PROVIDED DATA.
··········
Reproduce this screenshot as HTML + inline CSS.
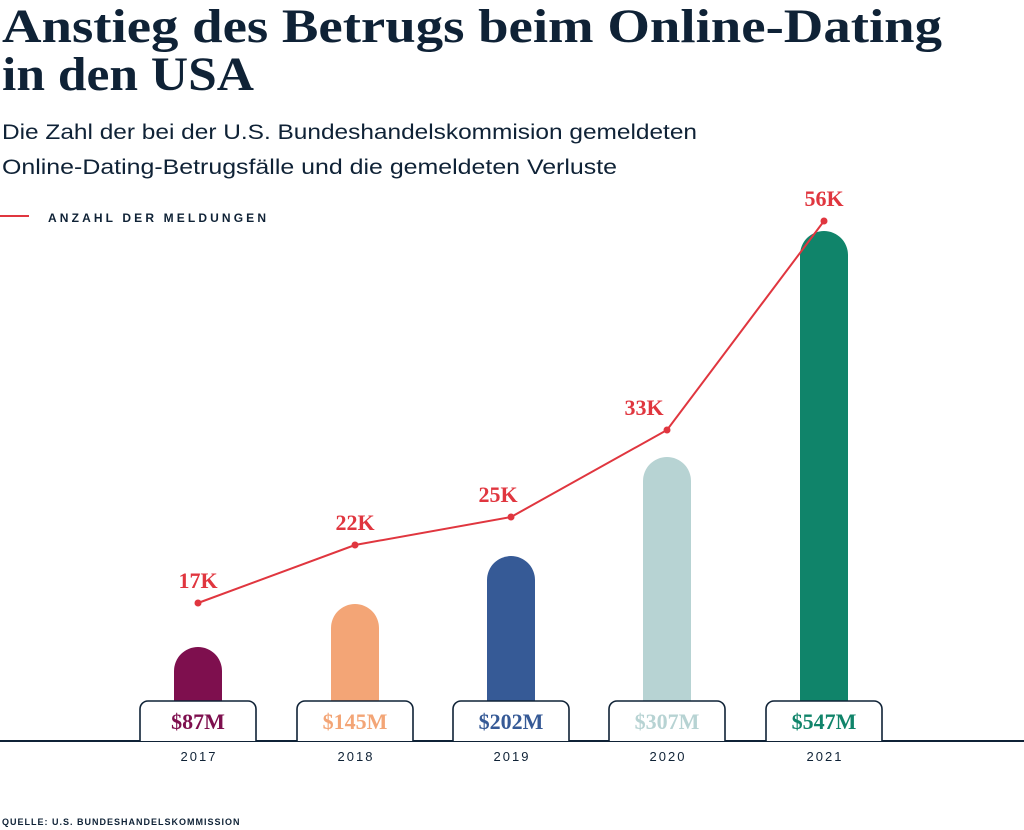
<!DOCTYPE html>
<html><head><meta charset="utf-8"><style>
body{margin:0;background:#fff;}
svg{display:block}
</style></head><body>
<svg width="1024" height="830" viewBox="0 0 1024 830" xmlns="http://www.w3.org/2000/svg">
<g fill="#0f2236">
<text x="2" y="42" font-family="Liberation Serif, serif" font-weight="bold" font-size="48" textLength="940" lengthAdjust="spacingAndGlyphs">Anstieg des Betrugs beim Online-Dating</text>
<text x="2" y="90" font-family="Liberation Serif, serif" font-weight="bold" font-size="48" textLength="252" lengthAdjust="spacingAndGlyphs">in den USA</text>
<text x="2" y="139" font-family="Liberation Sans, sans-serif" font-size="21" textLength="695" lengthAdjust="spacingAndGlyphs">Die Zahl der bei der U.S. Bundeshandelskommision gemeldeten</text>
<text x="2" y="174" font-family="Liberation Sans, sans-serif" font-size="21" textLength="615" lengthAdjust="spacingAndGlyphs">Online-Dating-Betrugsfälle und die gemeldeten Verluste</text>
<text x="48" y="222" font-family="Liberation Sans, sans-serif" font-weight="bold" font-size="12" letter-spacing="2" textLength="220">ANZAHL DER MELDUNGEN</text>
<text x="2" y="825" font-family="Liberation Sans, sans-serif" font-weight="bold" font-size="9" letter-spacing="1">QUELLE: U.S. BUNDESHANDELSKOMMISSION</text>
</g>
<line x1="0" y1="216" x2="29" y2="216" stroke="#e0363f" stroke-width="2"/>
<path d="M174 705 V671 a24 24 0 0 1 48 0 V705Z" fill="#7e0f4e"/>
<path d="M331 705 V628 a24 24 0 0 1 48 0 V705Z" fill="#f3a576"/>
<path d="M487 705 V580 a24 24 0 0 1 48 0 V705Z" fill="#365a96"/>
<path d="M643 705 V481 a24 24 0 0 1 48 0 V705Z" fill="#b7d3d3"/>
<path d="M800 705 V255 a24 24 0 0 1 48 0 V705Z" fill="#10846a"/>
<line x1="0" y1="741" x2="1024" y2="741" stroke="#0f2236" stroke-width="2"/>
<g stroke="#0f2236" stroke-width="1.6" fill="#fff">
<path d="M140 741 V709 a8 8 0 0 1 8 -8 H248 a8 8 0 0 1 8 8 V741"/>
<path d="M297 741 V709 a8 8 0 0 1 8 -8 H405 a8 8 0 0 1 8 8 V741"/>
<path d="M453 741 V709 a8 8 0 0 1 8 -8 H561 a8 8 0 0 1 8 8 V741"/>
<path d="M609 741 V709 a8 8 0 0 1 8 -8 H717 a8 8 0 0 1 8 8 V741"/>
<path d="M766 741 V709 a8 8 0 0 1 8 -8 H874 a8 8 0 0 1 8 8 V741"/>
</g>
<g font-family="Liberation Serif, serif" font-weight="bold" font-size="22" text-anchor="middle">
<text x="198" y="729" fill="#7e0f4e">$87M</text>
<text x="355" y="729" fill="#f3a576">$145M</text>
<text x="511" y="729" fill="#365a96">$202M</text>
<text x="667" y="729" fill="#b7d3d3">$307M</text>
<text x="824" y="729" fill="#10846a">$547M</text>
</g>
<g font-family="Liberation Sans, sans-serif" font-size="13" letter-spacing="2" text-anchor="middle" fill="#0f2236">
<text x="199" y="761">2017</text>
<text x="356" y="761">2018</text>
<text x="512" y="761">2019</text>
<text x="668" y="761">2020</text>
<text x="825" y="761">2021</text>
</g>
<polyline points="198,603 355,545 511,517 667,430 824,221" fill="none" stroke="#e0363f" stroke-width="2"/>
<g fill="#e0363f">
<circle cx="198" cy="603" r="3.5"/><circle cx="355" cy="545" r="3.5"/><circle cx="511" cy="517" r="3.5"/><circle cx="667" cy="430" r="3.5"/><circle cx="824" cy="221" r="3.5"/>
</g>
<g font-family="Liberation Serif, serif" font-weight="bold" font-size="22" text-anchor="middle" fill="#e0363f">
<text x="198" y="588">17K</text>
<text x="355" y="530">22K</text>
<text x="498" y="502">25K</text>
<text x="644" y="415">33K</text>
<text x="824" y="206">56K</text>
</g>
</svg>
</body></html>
··········
AIM OF THE TASK. Exclude the pictures, and transcribe all of the material exactly.

SOLUTION TO THE PROBLEM.
Reproduce this screenshot as HTML + inline CSS.
<!DOCTYPE html>
<html><head><meta charset="utf-8"><style>
body{margin:0;background:#fff;}
svg{display:block}
</style></head><body>
<svg width="1024" height="830" viewBox="0 0 1024 830" xmlns="http://www.w3.org/2000/svg">
<g fill="#0f2236">
<text x="2" y="42" font-family="Liberation Serif, serif" font-weight="bold" font-size="48" textLength="940" lengthAdjust="spacingAndGlyphs">Anstieg des Betrugs beim Online-Dating</text>
<text x="2" y="90" font-family="Liberation Serif, serif" font-weight="bold" font-size="48" textLength="252" lengthAdjust="spacingAndGlyphs">in den USA</text>
<text x="2" y="139" font-family="Liberation Sans, sans-serif" font-size="21" textLength="695" lengthAdjust="spacingAndGlyphs">Die Zahl der bei der U.S. Bundeshandelskommision gemeldeten</text>
<text x="2" y="174" font-family="Liberation Sans, sans-serif" font-size="21" textLength="615" lengthAdjust="spacingAndGlyphs">Online-Dating-Betrugsfälle und die gemeldeten Verluste</text>
<text x="48" y="222" font-family="Liberation Sans, sans-serif" font-weight="bold" font-size="12" letter-spacing="2" textLength="220">ANZAHL DER MELDUNGEN</text>
<text x="2" y="825" font-family="Liberation Sans, sans-serif" font-weight="bold" font-size="9" letter-spacing="1">QUELLE: U.S. BUNDESHANDELSKOMMISSION</text>
</g>
<line x1="0" y1="216" x2="29" y2="216" stroke="#e0363f" stroke-width="2"/>
<path d="M174 705 V671 a24 24 0 0 1 48 0 V705Z" fill="#7e0f4e"/>
<path d="M331 705 V628 a24 24 0 0 1 48 0 V705Z" fill="#f3a576"/>
<path d="M487 705 V580 a24 24 0 0 1 48 0 V705Z" fill="#365a96"/>
<path d="M643 705 V481 a24 24 0 0 1 48 0 V705Z" fill="#b7d3d3"/>
<path d="M800 705 V255 a24 24 0 0 1 48 0 V705Z" fill="#10846a"/>
<line x1="0" y1="741" x2="1024" y2="741" stroke="#0f2236" stroke-width="2"/>
<g stroke="#0f2236" stroke-width="1.6" fill="#fff">
<path d="M140 741 V709 a8 8 0 0 1 8 -8 H248 a8 8 0 0 1 8 8 V741"/>
<path d="M297 741 V709 a8 8 0 0 1 8 -8 H405 a8 8 0 0 1 8 8 V741"/>
<path d="M453 741 V709 a8 8 0 0 1 8 -8 H561 a8 8 0 0 1 8 8 V741"/>
<path d="M609 741 V709 a8 8 0 0 1 8 -8 H717 a8 8 0 0 1 8 8 V741"/>
<path d="M766 741 V709 a8 8 0 0 1 8 -8 H874 a8 8 0 0 1 8 8 V741"/>
</g>
<g font-family="Liberation Serif, serif" font-weight="bold" font-size="22" text-anchor="middle">
<text x="198" y="729" fill="#7e0f4e">$87M</text>
<text x="355" y="729" fill="#f3a576">$145M</text>
<text x="511" y="729" fill="#365a96">$202M</text>
<text x="667" y="729" fill="#b7d3d3">$307M</text>
<text x="824" y="729" fill="#10846a">$547M</text>
</g>
<g font-family="Liberation Sans, sans-serif" font-size="13" letter-spacing="2" text-anchor="middle" fill="#0f2236">
<text x="199" y="761">2017</text>
<text x="356" y="761">2018</text>
<text x="512" y="761">2019</text>
<text x="668" y="761">2020</text>
<text x="825" y="761">2021</text>
</g>
<polyline points="198,603 355,545 511,517 667,430 824,221" fill="none" stroke="#e0363f" stroke-width="2"/>
<g fill="#e0363f">
<circle cx="198" cy="603" r="3.5"/><circle cx="355" cy="545" r="3.5"/><circle cx="511" cy="517" r="3.5"/><circle cx="667" cy="430" r="3.5"/><circle cx="824" cy="221" r="3.5"/>
</g>
<g font-family="Liberation Serif, serif" font-weight="bold" font-size="22" text-anchor="middle" fill="#e0363f">
<text x="198" y="588">17K</text>
<text x="355" y="530">22K</text>
<text x="498" y="502">25K</text>
<text x="644" y="415">33K</text>
<text x="824" y="206">56K</text>
</g>
</svg>
</body></html>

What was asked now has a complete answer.